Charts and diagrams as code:
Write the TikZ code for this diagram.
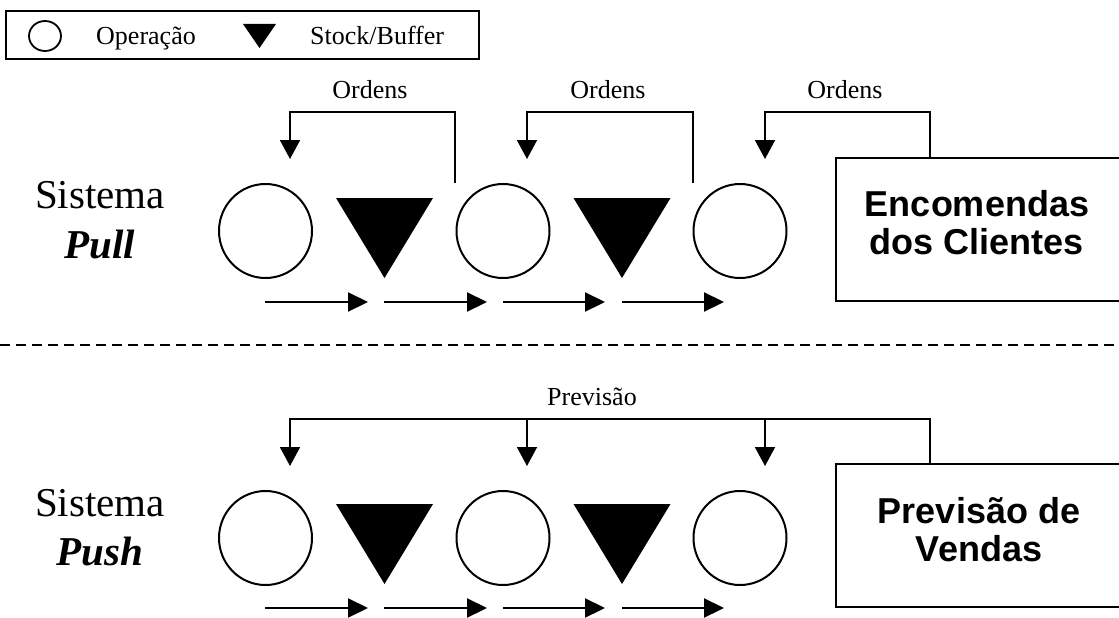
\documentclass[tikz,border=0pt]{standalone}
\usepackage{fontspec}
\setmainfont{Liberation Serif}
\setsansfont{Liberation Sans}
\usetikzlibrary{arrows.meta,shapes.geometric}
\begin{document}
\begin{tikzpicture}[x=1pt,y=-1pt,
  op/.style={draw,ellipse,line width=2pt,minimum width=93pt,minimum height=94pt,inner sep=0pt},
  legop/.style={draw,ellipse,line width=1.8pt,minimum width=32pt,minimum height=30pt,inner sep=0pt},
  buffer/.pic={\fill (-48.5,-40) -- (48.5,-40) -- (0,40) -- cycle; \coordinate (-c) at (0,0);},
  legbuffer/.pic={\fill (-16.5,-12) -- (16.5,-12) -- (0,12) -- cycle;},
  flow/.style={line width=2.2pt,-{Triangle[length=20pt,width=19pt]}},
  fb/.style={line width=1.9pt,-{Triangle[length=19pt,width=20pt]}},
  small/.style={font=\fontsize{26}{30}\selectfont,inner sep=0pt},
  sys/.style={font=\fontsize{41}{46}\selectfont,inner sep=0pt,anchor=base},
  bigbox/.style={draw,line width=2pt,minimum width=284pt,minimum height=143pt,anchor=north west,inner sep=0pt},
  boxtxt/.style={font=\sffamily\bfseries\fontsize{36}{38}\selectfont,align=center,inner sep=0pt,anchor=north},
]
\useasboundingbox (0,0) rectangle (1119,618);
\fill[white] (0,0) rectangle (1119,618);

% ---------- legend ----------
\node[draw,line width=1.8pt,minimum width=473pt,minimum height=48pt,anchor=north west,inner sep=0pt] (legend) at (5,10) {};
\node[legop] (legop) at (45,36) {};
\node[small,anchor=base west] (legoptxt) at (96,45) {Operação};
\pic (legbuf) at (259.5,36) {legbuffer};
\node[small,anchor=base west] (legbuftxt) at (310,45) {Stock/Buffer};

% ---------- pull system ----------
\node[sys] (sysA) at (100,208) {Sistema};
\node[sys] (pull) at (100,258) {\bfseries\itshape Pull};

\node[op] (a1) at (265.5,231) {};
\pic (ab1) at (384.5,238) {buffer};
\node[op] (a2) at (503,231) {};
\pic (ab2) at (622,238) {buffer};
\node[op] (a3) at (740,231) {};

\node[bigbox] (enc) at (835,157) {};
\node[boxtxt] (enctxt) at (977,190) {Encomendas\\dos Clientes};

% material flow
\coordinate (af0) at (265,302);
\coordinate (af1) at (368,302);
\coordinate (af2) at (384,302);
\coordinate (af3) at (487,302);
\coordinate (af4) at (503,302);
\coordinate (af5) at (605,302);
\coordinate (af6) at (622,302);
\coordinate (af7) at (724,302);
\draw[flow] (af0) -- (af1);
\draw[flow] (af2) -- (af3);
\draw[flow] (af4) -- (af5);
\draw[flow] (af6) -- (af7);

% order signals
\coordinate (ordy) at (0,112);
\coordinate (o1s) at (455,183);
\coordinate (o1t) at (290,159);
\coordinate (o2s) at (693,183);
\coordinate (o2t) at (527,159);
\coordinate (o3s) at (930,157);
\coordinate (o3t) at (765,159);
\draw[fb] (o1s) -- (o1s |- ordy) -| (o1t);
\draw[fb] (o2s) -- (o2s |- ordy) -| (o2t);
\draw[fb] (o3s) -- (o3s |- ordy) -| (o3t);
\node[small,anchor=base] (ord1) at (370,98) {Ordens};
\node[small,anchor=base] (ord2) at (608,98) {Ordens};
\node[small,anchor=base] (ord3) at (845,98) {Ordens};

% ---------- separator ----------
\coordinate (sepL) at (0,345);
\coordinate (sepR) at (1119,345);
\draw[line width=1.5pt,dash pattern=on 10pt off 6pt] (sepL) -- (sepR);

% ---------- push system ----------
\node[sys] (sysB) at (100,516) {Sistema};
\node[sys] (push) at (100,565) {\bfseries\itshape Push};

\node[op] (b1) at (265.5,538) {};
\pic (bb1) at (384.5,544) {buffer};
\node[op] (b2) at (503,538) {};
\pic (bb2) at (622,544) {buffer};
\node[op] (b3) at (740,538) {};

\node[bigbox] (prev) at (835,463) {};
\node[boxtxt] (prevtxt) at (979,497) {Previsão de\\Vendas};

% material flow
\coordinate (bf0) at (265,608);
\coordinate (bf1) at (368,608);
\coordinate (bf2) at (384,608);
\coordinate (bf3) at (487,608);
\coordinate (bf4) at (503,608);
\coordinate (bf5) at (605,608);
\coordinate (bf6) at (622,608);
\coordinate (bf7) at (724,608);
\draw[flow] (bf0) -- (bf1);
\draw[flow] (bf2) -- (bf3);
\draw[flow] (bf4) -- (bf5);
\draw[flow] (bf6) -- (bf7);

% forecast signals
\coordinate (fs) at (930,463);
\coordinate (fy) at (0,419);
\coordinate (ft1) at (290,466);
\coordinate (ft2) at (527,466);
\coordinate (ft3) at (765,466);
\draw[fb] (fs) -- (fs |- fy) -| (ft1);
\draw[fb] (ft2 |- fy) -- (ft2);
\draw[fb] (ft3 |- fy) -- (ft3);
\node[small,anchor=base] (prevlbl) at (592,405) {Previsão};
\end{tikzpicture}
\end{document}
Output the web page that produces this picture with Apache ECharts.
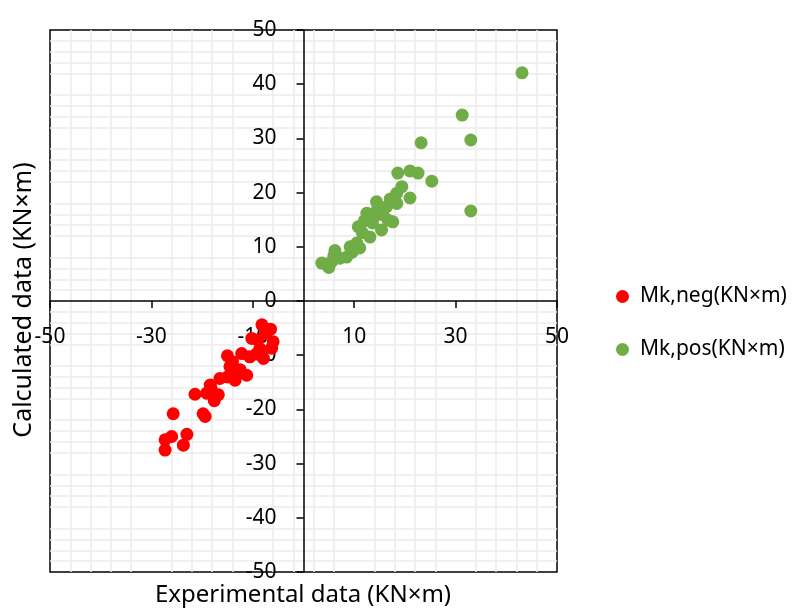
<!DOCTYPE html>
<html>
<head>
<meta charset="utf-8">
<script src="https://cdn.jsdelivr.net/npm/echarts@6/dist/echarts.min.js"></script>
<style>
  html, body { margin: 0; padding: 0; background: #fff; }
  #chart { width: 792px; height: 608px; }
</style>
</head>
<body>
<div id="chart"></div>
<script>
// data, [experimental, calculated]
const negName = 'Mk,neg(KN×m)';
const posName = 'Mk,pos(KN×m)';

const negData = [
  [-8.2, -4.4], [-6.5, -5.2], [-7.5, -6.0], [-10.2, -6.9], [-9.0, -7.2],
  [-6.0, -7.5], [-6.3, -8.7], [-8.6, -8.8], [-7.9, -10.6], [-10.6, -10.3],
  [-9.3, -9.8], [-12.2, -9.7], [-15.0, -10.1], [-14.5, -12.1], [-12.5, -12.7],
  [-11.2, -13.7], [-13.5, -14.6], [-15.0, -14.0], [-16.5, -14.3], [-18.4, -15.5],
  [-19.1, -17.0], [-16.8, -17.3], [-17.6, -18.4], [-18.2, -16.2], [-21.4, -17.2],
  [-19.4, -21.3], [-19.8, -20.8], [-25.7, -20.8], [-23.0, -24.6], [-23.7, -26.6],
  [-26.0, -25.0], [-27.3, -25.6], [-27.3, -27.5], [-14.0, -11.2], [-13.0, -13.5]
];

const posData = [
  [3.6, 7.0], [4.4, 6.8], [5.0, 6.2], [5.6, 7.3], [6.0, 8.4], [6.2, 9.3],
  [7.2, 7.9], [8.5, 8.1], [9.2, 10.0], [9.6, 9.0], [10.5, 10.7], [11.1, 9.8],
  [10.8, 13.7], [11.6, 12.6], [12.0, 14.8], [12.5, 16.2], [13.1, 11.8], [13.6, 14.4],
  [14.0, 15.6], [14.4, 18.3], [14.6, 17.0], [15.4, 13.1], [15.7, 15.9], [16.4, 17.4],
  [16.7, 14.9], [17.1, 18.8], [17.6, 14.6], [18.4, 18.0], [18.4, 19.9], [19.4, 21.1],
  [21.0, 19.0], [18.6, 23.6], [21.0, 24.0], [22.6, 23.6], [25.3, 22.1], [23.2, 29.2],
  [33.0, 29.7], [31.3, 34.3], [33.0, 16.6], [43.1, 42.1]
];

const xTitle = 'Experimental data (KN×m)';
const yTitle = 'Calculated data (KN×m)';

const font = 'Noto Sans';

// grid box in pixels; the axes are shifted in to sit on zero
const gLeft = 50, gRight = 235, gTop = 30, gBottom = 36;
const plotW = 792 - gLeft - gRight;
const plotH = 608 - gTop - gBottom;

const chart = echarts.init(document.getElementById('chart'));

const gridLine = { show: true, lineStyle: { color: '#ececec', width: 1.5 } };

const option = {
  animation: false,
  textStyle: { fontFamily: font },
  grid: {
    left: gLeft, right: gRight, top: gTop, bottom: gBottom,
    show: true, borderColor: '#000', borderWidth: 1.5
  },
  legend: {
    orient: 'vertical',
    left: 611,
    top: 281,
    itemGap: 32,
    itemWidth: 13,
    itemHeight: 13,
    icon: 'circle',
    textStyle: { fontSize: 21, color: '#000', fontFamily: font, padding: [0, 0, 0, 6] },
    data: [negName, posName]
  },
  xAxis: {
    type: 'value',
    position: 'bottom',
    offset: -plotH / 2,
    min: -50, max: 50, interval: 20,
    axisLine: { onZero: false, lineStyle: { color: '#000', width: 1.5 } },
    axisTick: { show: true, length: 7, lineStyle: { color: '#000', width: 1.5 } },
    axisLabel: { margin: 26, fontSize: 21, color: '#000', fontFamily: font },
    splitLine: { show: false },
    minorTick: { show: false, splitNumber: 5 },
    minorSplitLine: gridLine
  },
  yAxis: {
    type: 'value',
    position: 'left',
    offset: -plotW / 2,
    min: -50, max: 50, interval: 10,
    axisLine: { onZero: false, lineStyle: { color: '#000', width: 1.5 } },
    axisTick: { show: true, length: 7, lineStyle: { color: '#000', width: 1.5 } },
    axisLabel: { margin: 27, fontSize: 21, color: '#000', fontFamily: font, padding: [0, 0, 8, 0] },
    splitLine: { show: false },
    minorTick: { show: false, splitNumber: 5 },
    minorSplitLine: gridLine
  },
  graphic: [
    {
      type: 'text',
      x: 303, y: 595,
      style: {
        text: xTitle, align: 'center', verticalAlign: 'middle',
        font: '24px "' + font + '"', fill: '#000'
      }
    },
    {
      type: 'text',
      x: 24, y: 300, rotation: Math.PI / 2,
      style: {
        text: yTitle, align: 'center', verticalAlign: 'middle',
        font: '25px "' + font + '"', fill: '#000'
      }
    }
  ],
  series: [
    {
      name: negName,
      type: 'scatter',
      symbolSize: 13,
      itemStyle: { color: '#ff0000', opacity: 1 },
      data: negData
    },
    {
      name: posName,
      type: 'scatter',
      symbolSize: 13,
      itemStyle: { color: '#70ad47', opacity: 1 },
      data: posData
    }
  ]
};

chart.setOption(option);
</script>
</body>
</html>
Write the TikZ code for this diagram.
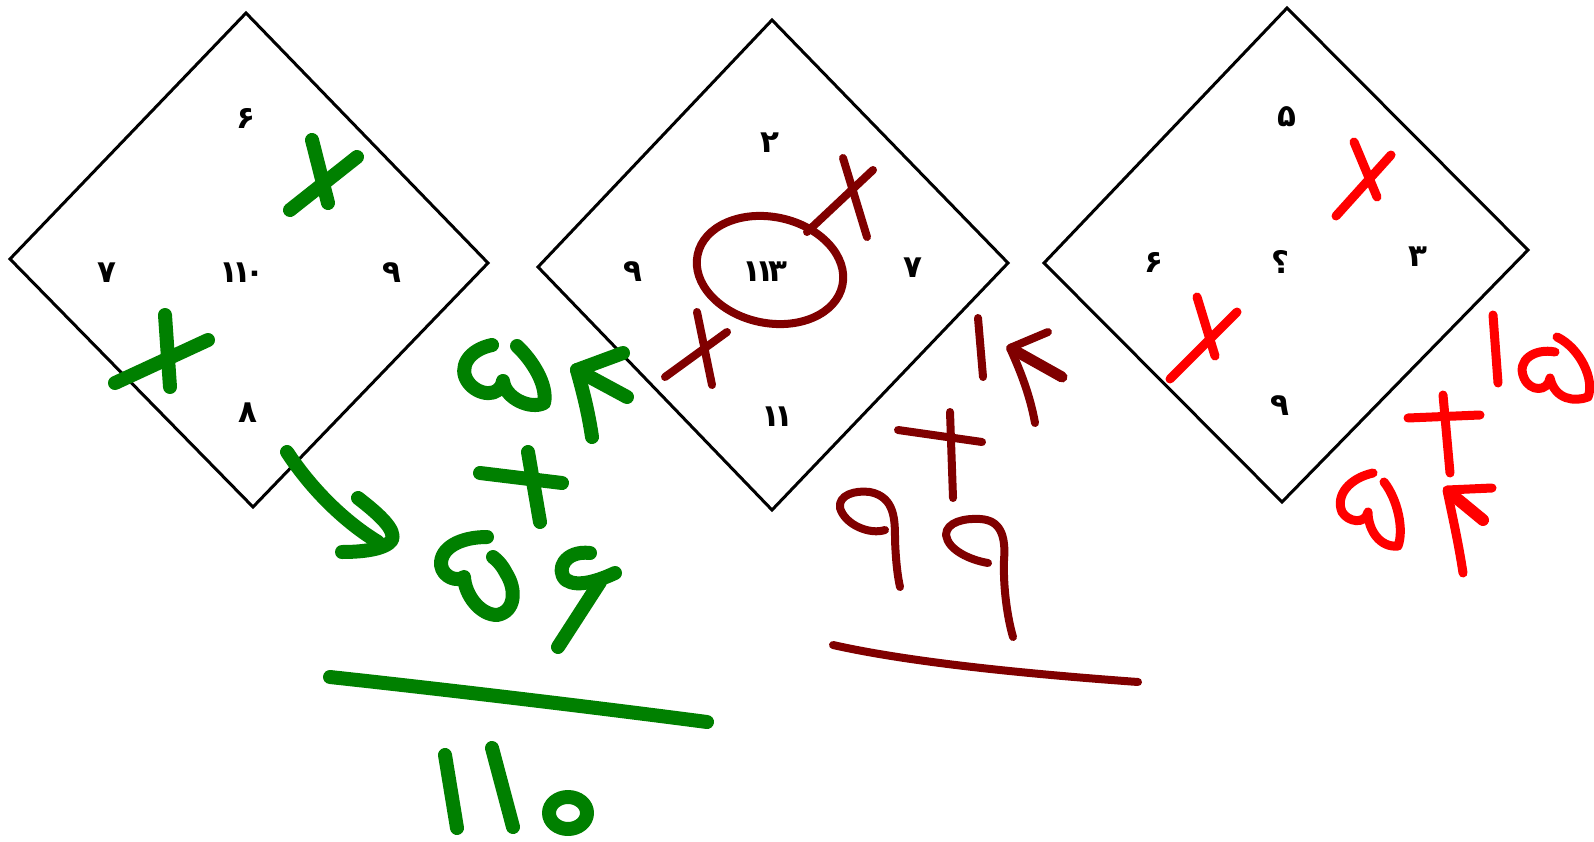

WORK TO BE COMPLETED:
Make an exact copy of the lines from the one with "Output the web" through the one with "const chart = echarts.init(document.getElementById('chart'));", both ends in, and nothing else. Drop every picture.

REPLY:
Output the web page that produces this picture with Apache ECharts.
<!DOCTYPE html>
<html>
<head>
<meta charset="utf-8">
<script src="https://cdn.jsdelivr.net/npm/echarts@6/dist/echarts.min.js"></script>
<style>
  html, body { margin: 0; padding: 0; background: #fff; }
  #chart { width: 792px; height: 608px; }
</style>
</head>
<body>
<div id="chart"></div>
<script>
// data, [experimental, calculated]
const negName = 'Mk,neg(KN×m)';
const posName = 'Mk,pos(KN×m)';

const negData = [
  [-8.2, -4.4], [-6.5, -5.2], [-7.5, -6.0], [-10.2, -6.9], [-9.0, -7.2],
  [-6.0, -7.5], [-6.3, -8.7], [-8.6, -8.8], [-7.9, -10.6], [-10.6, -10.3],
  [-9.3, -9.8], [-12.2, -9.7], [-15.0, -10.1], [-14.5, -12.1], [-12.5, -12.7],
  [-11.2, -13.7], [-13.5, -14.6], [-15.0, -14.0], [-16.5, -14.3], [-18.4, -15.5],
  [-19.1, -17.0], [-16.8, -17.3], [-17.6, -18.4], [-18.2, -16.2], [-21.4, -17.2],
  [-19.4, -21.3], [-19.8, -20.8], [-25.7, -20.8], [-23.0, -24.6], [-23.7, -26.6],
  [-26.0, -25.0], [-27.3, -25.6], [-27.3, -27.5], [-14.0, -11.2], [-13.0, -13.5]
];

const posData = [
  [3.6, 7.0], [4.4, 6.8], [5.0, 6.2], [5.6, 7.3], [6.0, 8.4], [6.2, 9.3],
  [7.2, 7.9], [8.5, 8.1], [9.2, 10.0], [9.6, 9.0], [10.5, 10.7], [11.1, 9.8],
  [10.8, 13.7], [11.6, 12.6], [12.0, 14.8], [12.5, 16.2], [13.1, 11.8], [13.6, 14.4],
  [14.0, 15.6], [14.4, 18.3], [14.6, 17.0], [15.4, 13.1], [15.7, 15.9], [16.4, 17.4],
  [16.7, 14.9], [17.1, 18.8], [17.6, 14.6], [18.4, 18.0], [18.4, 19.9], [19.4, 21.1],
  [21.0, 19.0], [18.6, 23.6], [21.0, 24.0], [22.6, 23.6], [25.3, 22.1], [23.2, 29.2],
  [33.0, 29.7], [31.3, 34.3], [33.0, 16.6], [43.1, 42.1]
];

const xTitle = 'Experimental data (KN×m)';
const yTitle = 'Calculated data (KN×m)';

const font = 'Noto Sans';

// grid box in pixels; the axes are shifted in to sit on zero
const gLeft = 50, gRight = 235, gTop = 30, gBottom = 36;
const plotW = 792 - gLeft - gRight;
const plotH = 608 - gTop - gBottom;

const chart = echarts.init(document.getElementById('chart'));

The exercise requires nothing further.